Pooley’s cycling career may have been punctuated by different kinds of conflict – whether it was in the press, UCI conference rooms, or in the dining rooms of post-race hotels – but a decade on, it’s clear that she’s now at peace with her role in the sport, and how others view her.
Nicole Cooke and Emma Pooley show off their medals from the 2008 Olympics in Beijing (credit: Getty)
“A person who is not accredited enough is Nicole Cooke, because she had to fight so hard for everything she won before 2008,” Pooley says.
“And because she was also before the era of it being on TV very much and because she stood up for herself, British Cycling didn’t love her. They also didn’t love me, interestingly.
“When I was writing the book and I was struggling with the chapter about the Tour de France, and basically like fighting people like Dave Brailsford and stuff, someone told me that enemies are a sign of a life well lived, that they’re a compliment.
“And I’m proud of the fact that Dave Brailsford doesn’t like me.”
For the moment, anyway, Pooley’s ‘enemies’ are confined to the terrible drivers she encounters on her commute to work in Zurich, as well as the MAMILs on their expensive road bikes desperately struggling to drop her on the hill home.

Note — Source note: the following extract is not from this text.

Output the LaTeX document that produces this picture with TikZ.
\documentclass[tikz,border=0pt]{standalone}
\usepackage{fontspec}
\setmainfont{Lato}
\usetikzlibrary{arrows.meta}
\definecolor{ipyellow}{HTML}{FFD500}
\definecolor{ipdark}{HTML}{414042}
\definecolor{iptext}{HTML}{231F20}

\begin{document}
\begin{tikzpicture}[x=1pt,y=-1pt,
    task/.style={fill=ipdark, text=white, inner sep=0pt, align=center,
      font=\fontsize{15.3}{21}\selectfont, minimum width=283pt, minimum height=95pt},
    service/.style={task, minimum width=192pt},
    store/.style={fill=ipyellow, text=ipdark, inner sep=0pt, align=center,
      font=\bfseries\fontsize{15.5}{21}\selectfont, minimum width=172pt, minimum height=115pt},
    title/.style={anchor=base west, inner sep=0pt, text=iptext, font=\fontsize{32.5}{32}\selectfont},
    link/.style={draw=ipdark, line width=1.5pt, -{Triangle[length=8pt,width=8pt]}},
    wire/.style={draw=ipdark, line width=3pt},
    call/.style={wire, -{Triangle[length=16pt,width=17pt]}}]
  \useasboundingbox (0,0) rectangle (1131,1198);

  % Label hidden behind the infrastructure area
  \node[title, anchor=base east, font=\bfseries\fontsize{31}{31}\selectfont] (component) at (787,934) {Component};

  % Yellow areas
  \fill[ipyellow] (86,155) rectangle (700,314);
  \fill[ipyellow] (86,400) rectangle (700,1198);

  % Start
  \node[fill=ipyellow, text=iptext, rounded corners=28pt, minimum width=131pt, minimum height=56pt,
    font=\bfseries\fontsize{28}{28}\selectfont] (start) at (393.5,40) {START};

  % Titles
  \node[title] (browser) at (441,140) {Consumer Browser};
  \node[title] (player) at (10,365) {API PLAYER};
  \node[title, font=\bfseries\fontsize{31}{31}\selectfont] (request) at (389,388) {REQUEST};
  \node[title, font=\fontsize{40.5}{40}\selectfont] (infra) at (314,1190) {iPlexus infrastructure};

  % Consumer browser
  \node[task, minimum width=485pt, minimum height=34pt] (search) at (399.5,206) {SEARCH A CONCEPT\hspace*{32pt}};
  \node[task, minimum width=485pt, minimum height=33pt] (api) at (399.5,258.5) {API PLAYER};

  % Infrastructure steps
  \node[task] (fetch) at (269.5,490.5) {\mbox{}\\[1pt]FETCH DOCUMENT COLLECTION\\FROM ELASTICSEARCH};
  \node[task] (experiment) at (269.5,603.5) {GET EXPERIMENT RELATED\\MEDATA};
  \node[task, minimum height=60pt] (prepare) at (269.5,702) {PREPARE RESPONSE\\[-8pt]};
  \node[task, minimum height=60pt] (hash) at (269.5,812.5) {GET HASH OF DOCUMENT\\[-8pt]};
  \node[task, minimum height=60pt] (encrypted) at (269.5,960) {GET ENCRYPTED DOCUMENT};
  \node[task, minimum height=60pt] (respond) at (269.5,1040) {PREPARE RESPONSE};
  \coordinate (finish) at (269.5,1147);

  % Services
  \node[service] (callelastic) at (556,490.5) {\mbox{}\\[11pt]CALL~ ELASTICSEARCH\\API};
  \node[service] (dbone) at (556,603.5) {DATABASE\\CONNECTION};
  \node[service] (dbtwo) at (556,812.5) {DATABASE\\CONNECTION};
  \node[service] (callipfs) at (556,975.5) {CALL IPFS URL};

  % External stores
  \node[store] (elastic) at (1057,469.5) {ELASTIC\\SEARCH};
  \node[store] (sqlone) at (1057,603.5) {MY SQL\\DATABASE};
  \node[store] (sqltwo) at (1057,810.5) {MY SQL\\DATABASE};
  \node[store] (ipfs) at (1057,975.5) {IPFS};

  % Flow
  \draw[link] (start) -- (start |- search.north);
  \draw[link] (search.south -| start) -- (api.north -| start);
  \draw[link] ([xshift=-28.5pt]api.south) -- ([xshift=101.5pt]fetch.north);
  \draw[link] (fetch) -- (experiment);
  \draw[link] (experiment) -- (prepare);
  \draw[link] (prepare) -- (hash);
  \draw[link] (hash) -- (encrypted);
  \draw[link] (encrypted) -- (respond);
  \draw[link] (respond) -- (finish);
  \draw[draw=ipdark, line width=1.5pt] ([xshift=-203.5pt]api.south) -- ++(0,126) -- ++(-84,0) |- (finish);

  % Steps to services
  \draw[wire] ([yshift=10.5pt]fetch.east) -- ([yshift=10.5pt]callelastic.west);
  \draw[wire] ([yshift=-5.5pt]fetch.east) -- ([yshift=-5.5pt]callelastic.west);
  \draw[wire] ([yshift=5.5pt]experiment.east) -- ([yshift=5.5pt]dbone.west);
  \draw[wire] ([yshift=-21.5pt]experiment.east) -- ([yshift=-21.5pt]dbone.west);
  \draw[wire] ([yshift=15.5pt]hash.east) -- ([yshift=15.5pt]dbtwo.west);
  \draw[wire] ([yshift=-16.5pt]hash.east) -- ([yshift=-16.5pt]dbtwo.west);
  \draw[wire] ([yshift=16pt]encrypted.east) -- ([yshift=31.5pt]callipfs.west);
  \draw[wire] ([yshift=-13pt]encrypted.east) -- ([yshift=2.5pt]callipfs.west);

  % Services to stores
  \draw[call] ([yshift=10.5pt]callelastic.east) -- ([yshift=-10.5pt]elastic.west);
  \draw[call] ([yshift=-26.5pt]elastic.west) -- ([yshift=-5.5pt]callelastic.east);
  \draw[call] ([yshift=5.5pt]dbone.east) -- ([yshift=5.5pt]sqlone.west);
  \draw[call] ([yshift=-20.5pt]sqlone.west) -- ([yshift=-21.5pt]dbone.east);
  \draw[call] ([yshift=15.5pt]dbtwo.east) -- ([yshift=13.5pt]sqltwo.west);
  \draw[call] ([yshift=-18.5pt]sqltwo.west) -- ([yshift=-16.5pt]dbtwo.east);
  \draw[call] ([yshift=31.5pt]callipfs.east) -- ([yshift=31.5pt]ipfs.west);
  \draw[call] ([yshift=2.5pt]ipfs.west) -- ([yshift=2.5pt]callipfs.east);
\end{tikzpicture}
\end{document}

“Normally I get overtaken by people on very, very nice bikes with fancy kit – so I would like to rain more just I could try to keep with them and give them a total crisis of masculinity,” she laughs.

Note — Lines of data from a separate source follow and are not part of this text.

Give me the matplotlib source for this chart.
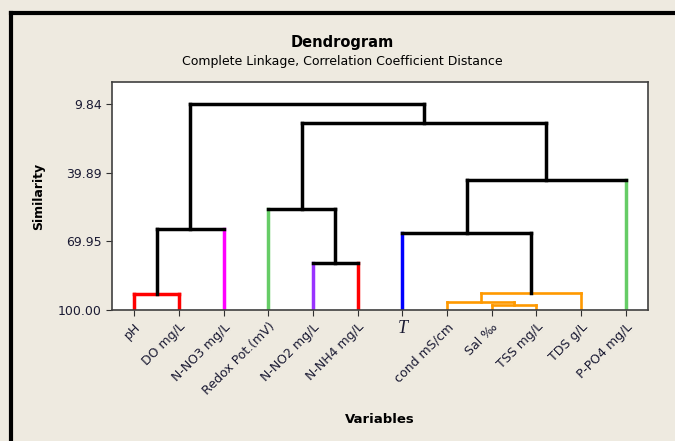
import matplotlib
matplotlib.use("Agg")
import matplotlib.pyplot as plt
from matplotlib.lines import Line2D

# leaves in plotted order
variables = ["pH", "DO mg/L", "N-NO3 mg/L", "Redox Pot.(mV)", "N-NO2 mg/L", "N-NH4 mg/L",
             "T", "cond mS/cm", "Sal \u2030", "TSS mg/L", "TDS g/L", "P-PO4 mg/L"]
leaf_colors = ["#ff0000", "#ff0000", "#ff00ff", "#66cc66", "#9933ff", "#ff0000",
               "#0000ff", "#ff9900", "#ff9900", "#ff9900", "#ff9900", "#66cc66"]

# merges (node ids continue after the 12 leaves, like scipy linkage)
merge_left = [0, 4, 12, 8, 7, 16, 3, 6, 19, 18, 14]
merge_right = [1, 5, 2, 9, 15, 10, 13, 17, 11, 20, 21]
merge_sim = [92.8, 79.4, 64.5, 97.6, 96.5, 92.5, 55.7, 66.2, 43.2, 18.1, 9.84]
merge_color = ["#ff0000", "k", "k", "#ff9900", "#ff9900", "#ff9900", "k", "k", "k", "k", "k"]

sim_ticks = [9.84, 39.89, 69.95, 100.00]

bg = "#eeeae0"
fig = plt.figure(figsize=(6.75, 4.41), dpi=100, facecolor=bg)
ax = fig.add_axes([112 / 675, 1 - 310 / 441, 536 / 675, 228 / 441])
ax.set_facecolor("white")

n = len(variables)
xpos = {i: float(i) for i in range(n)}
ypos = {i: 100.0 for i in range(n)}


def lw_for(c):
    return 1.9 if c == "#ff9900" else 2.5


for k, (a, b, s, c) in enumerate(zip(merge_left, merge_right, merge_sim, merge_color)):
    node = n + k
    for child in (a, b):
        if c != "k":
            leg_c = c
        elif child < n:
            leg_c = leaf_colors[child]
        else:
            leg_c = "k"
        ax.plot([xpos[child], xpos[child]], [ypos[child], s], color=leg_c, lw=lw_for(leg_c),
                solid_capstyle="projecting", zorder=3 if leg_c == "k" else 2)
    ax.plot([xpos[a], xpos[b]], [s, s], color=c, lw=lw_for(c), solid_capstyle="projecting",
            zorder=3 if c == "k" else 2)
    xpos[node] = (xpos[a] + xpos[b]) / 2
    ypos[node] = s

ax.set_xlim(-0.5, n - 0.5)
ax.set_ylim(100, 0)
ax.set_yticks(sim_ticks)
ax.set_yticklabels(["%.2f" % v for v in sim_ticks])
ax.set_xticks(range(n))
ax.set_xticklabels(variables)
ax.tick_params(axis="both", direction="out", length=4, width=0.8, colors="#303030",
               labelsize=9, labelcolor="#1a1a33")
for i, lab in enumerate(ax.get_xticklabels()):
    if variables[i] == "T":
        lab.set_rotation(0)
        lab.set_ha("center")
        lab.set_fontfamily("Liberation Serif")
        lab.set_fontstyle("italic")
        lab.set_fontsize(13)
    else:
        lab.set_rotation(45)
        lab.set_ha("right")
        lab.set_va("top")
        lab.set_rotation_mode("anchor")
for sp in ax.spines.values():
    sp.set_color("#404040")
    sp.set_linewidth(1.2)

ax.set_xlabel("Variables", fontsize=9.5, fontweight="bold", labelpad=0)
ax.xaxis.set_label_coords(0.5, -0.45)
ax.set_ylabel("Similarity", fontsize=9, fontweight="bold")
ax.yaxis.set_label_coords(-0.125, 0.5)

fig.text(342 / 675, 1 - 42 / 441, "Dendrogram", ha="center", va="center",
         fontsize=10.5, fontweight="bold")
fig.text(342 / 675, 1 - 62 / 441, "Complete Linkage, Correlation Coefficient Distance",
         ha="center", va="center", fontsize=9)

# black frame on left and top edges
fig.add_artist(Line2D([11 / 675, 11 / 675], [0, 1 - 13 / 441], color="k", lw=3,
                      transform=fig.transFigure))
fig.add_artist(Line2D([11 / 675, 1], [1 - 13 / 441, 1 - 13 / 441], color="k", lw=3,
                      transform=fig.transFigure))

fig.savefig("out.png", dpi=100, facecolor=bg)
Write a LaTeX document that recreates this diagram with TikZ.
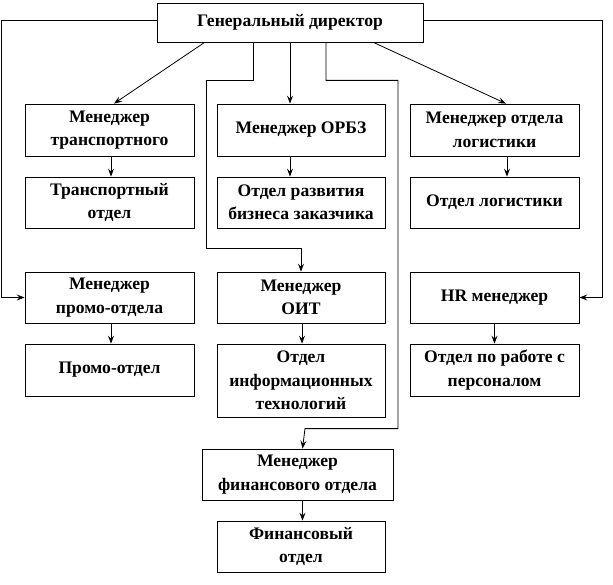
\documentclass[tikz,border=0pt]{standalone}
\usepackage{fontspec}
\setmainfont{Liberation Serif}
\usetikzlibrary{arrows.meta}
\begin{document}
\begin{tikzpicture}[x=1pt,y=-1pt,
  box/.style={draw, line width=0.8pt, align=center, inner sep=0pt,
    font=\fontsize{17.6}{23.5}\selectfont\bfseries},
  conn/.style={line width=0.8pt},
  arr/.style={conn, -{Stealth[length=8pt,width=6pt,inset=3pt]}}]
\useasboundingbox (0,0) rectangle (613,585);
\newcommand\orgbox[6]{\node[box, minimum width={#4-#2}, minimum height={#5-#3}]
  (#1) at ({(#2+#4)/2},{(#3+#5)/2}) {#6};}
\orgbox{gd}{157}{3}{423}{42}{Генеральный директор}
\orgbox{mt}{25}{104}{194}{156}{Менеджер\\транспортного}
\orgbox{mo}{217}{104}{385}{156}{Менеджер ОРБЗ}
\orgbox{ml}{410}{104}{579}{156}{Менеджер отдела\\логистики}
\orgbox{dt}{25}{177}{194}{228}{Транспортный\\отдел}
\orgbox{dr}{217}{177}{385}{228}{Отдел развития\\бизнеса заказчика}
\orgbox{dl}{410}{177}{579}{228}{Отдел логистики}
\orgbox{mp}{25}{272}{194}{323}{Менеджер\\промо-отдела}
\orgbox{mi}{217}{272}{385}{323}{Менеджер\\ОИТ}
\orgbox{mh}{410}{272}{579}{323}{HR менеджер}
\orgbox{dp}{25}{344}{194}{396}{Промо-отдел}
\orgbox{di}{217}{344}{385}{417}{Отдел\\информационных\\технологий}
\orgbox{dh}{410}{344}{579}{396}{Отдел по работе с\\персоналом}
\orgbox{mf}{202}{449}{393}{500}{Менеджер\\финансового отдела}
\orgbox{df}{217}{521}{385}{572}{Финансовый\\отдел}
% outer lines
\draw[arr] ([yshift=2.5pt]gd.west) -- ++(-155,0) |- (mp.west);
\draw[arr] ([yshift=2.5pt]gd.east) -- ++(179,0) |- (mh.east);
% diagonals and middle
\draw[arr] ([xshift=48pt]gd.south west) -- ([xshift=4.5pt]mt.north);
\draw[arr] ([xshift=-50pt]gd.south east) -- ([xshift=11.5pt]ml.north);
\draw[arr] (gd.south) -- (gd.south |- mo.north);
% routed lines
\draw[arr] ([xshift=-37pt]gd.south) -- ++(0,38) -- ++(-47,0) |- ([yshift=23pt]mi.north) -- (mi.north);
\draw[arr] ([xshift=36pt]gd.south) -- ++(0,38) -- ++(72,0) |- ([xshift=7.5pt,yshift=20pt]mf.north) -- ([xshift=5pt]mf.north);
% manager -> department
\draw[arr] ([xshift=1.5pt]mt.south) -- ([xshift=1.5pt]dt.north);
\draw[arr] (gd.south |- mo.south) -- (gd.south |- dr.north);
\draw[arr] ([xshift=12.5pt]ml.south) -- ([xshift=12.5pt]dl.north);
\draw[arr] ([xshift=1.5pt]mp.south) -- ([xshift=1.5pt]dp.north);
\draw[arr] ([xshift=1pt]mi.south) -- ([xshift=1pt]di.north);
\draw[arr] (mh.south) -- (dh.north);
\draw[arr] ([xshift=5pt]mf.south) -- ([xshift=1.5pt]df.north);
\end{tikzpicture}
\end{document}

“My bike is steel, it’s got massive panniers on because I sometimes have to take my building site helmet and my orange suit and stuff, so I need lots of space and I might pack a lunch.
“So if I can keep with them for just five minutes, these poor guys, they’re just going to go home and cry and Google ‘performance enhancing drugs for the commute’.”
The lesson there? Never try to pigeonhole Emma Pooley.